Retype only what runs from the beginning of the data through the line with "YAxis, ReferenceLine, ReferenceDot"; please omit the pictures and keep every line exact.

***

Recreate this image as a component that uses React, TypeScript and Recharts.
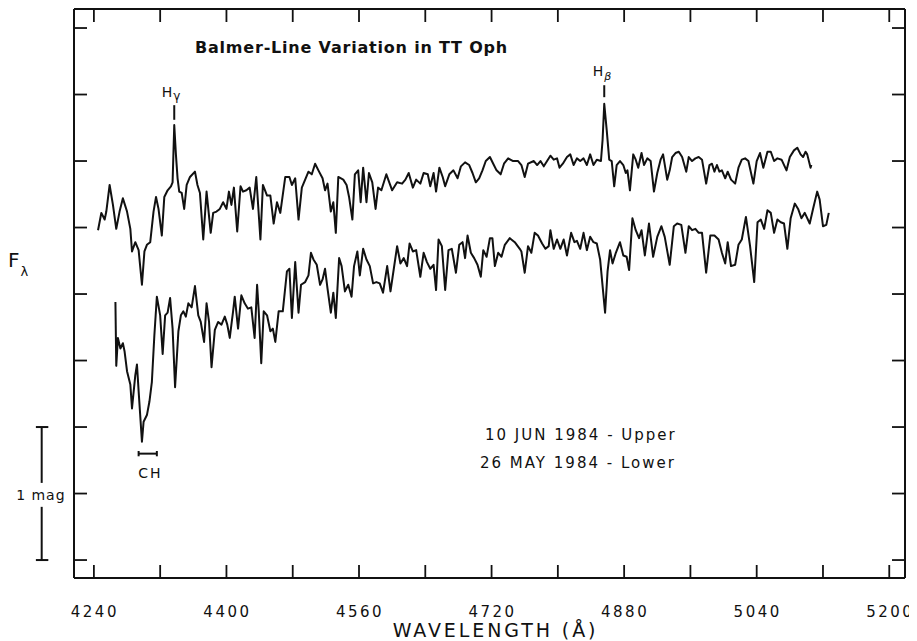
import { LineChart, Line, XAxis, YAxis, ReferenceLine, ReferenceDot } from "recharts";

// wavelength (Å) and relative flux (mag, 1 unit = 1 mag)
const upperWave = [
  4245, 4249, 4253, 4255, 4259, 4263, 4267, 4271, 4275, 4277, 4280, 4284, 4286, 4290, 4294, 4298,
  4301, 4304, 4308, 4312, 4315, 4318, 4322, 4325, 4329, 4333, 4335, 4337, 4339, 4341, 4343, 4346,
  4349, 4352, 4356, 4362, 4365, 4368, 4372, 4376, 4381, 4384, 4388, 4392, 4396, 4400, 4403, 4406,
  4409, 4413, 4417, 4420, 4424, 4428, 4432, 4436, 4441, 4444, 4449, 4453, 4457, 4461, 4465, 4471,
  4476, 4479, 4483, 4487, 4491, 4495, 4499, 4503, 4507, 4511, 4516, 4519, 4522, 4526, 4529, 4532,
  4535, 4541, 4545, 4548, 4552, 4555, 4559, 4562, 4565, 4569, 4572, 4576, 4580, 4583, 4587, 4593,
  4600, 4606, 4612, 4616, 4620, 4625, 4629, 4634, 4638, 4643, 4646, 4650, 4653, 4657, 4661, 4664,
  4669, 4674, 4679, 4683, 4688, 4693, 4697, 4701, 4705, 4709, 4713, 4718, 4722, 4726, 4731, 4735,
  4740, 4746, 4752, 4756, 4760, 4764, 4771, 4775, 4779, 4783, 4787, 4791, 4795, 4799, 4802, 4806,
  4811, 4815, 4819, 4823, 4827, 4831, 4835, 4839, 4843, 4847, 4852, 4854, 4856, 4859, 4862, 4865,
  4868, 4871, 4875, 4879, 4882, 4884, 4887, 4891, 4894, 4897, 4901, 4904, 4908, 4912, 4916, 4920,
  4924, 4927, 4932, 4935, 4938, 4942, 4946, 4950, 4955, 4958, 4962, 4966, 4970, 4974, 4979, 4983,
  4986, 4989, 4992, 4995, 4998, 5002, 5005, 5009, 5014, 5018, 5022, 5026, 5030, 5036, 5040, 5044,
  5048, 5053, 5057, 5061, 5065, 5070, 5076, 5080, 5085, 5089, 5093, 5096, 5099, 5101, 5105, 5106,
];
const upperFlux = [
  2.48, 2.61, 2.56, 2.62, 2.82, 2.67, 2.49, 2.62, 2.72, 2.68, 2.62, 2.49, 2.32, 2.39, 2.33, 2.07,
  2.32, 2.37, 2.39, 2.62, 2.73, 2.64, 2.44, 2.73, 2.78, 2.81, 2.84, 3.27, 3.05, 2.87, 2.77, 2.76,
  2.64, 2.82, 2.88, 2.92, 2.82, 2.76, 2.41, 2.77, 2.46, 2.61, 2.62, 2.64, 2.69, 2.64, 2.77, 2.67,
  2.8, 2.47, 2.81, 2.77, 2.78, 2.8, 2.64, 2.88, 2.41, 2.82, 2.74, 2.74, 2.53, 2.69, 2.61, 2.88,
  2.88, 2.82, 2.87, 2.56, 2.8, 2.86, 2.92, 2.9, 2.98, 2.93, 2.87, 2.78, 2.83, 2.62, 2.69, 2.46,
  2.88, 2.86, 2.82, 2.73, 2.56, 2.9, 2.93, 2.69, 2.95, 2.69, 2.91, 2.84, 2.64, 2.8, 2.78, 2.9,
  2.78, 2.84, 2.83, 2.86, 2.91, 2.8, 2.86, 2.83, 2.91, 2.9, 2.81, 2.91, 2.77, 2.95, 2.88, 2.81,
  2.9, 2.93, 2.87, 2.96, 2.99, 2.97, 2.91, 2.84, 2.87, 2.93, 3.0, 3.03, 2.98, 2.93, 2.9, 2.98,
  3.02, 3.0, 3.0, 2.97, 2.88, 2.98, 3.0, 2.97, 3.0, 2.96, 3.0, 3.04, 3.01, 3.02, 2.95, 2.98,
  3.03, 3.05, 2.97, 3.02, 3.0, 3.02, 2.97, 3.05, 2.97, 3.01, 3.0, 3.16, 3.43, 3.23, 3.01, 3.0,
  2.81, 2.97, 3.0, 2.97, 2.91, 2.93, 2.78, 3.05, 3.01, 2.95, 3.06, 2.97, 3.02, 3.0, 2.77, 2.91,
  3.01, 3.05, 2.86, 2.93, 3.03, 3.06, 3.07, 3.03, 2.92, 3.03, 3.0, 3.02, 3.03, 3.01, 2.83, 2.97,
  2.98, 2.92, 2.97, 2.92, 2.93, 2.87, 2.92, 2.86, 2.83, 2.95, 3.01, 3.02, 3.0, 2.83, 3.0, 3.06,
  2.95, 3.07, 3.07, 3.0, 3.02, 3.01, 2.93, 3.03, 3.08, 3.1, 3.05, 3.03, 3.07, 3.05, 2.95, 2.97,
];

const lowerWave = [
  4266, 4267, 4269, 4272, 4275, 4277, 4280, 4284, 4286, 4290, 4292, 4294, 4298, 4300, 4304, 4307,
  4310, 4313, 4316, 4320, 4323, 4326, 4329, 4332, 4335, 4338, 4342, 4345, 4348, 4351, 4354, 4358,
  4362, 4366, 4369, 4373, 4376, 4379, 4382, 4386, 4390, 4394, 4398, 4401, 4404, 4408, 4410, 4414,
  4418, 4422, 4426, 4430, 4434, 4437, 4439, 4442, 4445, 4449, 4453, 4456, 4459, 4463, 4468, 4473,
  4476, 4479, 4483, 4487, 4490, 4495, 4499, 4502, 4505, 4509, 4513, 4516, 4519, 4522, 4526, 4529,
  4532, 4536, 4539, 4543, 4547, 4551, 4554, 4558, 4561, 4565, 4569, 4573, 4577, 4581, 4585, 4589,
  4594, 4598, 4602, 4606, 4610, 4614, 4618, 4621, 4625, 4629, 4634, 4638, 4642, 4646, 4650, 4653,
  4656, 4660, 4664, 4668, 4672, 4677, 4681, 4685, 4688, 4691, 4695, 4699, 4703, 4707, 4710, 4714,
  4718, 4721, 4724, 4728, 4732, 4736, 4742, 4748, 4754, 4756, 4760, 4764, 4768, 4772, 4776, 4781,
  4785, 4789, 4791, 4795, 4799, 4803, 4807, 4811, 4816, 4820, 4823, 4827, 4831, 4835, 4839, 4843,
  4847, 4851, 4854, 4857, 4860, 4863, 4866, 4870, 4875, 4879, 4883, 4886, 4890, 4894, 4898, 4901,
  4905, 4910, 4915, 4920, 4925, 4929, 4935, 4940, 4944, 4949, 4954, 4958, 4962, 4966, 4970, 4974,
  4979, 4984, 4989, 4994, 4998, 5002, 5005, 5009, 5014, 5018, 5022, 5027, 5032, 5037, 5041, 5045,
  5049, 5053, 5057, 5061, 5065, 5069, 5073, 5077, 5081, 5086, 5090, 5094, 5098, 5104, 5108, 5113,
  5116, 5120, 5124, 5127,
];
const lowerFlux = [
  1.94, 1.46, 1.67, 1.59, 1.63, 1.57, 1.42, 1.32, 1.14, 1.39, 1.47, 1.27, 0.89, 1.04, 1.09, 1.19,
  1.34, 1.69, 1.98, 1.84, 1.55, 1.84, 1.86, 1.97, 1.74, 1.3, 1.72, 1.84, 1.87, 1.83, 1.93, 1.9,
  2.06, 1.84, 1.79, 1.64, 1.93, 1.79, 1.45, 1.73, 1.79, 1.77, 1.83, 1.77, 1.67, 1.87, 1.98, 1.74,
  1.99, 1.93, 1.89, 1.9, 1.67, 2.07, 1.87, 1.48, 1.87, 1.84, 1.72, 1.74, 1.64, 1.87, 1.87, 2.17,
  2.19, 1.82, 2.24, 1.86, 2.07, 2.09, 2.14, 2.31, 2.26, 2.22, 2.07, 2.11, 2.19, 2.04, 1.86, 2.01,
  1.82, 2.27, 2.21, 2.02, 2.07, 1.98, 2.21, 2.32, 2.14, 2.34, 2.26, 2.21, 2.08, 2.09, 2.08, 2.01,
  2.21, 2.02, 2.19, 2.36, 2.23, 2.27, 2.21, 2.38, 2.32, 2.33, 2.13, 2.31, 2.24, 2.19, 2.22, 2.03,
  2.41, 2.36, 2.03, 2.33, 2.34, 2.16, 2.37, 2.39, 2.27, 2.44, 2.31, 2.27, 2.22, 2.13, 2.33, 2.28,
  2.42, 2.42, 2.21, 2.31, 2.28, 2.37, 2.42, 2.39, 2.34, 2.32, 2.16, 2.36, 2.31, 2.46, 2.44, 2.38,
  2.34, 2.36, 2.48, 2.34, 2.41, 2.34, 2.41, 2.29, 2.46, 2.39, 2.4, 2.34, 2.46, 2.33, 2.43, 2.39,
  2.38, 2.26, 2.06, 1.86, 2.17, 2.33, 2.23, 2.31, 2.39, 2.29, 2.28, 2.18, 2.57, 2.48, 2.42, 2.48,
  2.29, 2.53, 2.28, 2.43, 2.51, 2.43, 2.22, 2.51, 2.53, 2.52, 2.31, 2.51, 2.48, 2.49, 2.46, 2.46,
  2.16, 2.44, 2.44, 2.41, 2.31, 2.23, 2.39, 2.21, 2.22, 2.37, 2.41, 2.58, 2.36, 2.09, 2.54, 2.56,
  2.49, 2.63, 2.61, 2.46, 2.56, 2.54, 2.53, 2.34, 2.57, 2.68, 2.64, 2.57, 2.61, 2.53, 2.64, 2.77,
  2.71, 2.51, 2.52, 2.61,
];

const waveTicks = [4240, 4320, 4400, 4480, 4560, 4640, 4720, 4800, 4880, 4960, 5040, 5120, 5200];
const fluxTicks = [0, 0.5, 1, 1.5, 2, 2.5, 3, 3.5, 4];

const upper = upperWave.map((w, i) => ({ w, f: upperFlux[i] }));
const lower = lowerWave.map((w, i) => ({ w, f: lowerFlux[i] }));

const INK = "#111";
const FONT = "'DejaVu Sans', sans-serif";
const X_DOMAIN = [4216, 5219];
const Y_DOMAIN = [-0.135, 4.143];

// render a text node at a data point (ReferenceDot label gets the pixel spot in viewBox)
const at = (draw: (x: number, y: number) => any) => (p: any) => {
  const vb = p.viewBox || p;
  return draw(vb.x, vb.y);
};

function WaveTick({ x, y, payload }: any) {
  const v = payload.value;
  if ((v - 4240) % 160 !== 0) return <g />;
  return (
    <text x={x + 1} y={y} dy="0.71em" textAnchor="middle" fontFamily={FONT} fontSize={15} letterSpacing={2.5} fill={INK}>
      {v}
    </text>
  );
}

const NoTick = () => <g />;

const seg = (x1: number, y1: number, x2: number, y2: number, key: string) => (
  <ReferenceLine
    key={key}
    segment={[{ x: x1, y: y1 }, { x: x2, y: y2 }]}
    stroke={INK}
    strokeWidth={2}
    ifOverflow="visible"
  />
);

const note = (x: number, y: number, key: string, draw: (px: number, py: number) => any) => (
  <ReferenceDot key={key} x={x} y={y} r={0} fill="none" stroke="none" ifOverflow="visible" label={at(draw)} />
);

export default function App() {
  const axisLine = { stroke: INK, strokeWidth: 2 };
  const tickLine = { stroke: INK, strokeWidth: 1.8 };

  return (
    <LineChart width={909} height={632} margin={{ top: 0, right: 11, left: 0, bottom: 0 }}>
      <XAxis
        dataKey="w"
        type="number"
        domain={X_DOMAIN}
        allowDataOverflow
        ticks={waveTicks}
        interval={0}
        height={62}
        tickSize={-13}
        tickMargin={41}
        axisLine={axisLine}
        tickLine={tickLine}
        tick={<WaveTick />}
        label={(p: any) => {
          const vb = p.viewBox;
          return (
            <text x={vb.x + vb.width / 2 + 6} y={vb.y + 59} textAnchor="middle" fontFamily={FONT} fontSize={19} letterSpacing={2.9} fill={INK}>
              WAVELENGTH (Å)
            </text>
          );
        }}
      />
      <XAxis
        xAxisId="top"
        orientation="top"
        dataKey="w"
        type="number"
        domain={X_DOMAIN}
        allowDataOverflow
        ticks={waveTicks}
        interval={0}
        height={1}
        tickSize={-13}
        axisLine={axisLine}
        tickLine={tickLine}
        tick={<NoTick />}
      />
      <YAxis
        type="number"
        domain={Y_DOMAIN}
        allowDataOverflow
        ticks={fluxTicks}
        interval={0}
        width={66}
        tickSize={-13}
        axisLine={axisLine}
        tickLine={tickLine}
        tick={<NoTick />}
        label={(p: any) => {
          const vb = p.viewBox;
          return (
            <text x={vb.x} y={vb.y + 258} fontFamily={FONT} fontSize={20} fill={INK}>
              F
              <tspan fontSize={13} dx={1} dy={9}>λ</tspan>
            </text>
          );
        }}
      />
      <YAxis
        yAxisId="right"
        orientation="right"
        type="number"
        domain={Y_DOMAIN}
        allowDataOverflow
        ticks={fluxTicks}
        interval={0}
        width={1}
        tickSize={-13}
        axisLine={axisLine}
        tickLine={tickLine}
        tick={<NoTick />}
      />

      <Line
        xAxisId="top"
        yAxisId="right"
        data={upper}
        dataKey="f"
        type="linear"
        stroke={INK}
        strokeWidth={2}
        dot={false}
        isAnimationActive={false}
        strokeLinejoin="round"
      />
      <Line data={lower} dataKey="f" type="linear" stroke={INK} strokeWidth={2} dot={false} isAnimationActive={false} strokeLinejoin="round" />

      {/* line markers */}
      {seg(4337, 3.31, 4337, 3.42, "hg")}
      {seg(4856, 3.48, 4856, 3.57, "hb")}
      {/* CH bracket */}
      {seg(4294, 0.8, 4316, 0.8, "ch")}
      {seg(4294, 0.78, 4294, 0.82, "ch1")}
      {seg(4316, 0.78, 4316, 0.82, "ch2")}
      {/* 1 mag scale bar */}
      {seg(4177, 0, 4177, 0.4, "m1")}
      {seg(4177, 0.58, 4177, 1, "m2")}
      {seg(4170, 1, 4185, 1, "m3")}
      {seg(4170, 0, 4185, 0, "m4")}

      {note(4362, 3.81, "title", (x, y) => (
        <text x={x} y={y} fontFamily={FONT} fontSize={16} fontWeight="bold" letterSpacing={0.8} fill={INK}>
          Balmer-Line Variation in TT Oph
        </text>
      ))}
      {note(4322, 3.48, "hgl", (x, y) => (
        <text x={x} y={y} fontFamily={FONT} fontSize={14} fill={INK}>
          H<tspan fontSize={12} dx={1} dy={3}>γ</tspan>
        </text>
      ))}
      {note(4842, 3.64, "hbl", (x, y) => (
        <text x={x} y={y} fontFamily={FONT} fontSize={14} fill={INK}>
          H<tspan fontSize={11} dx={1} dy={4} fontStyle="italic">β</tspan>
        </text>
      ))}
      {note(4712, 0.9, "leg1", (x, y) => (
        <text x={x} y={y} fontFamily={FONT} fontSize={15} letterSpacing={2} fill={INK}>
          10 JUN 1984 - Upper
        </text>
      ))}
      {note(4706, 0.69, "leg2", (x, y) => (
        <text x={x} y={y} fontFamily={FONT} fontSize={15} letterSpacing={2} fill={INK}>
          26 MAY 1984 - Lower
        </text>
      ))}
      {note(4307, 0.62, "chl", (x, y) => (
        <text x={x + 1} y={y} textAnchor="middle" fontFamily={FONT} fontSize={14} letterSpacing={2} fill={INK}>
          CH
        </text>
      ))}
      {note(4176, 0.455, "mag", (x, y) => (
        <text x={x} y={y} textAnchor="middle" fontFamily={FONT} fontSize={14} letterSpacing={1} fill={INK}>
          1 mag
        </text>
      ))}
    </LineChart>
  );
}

***

- OUTPUT FOR THIS EXERCISE:
Recreate this image as a component that uses React, TypeScript and Recharts.
import { LineChart, Line, XAxis, YAxis, ReferenceLine, ReferenceDot } from "recharts";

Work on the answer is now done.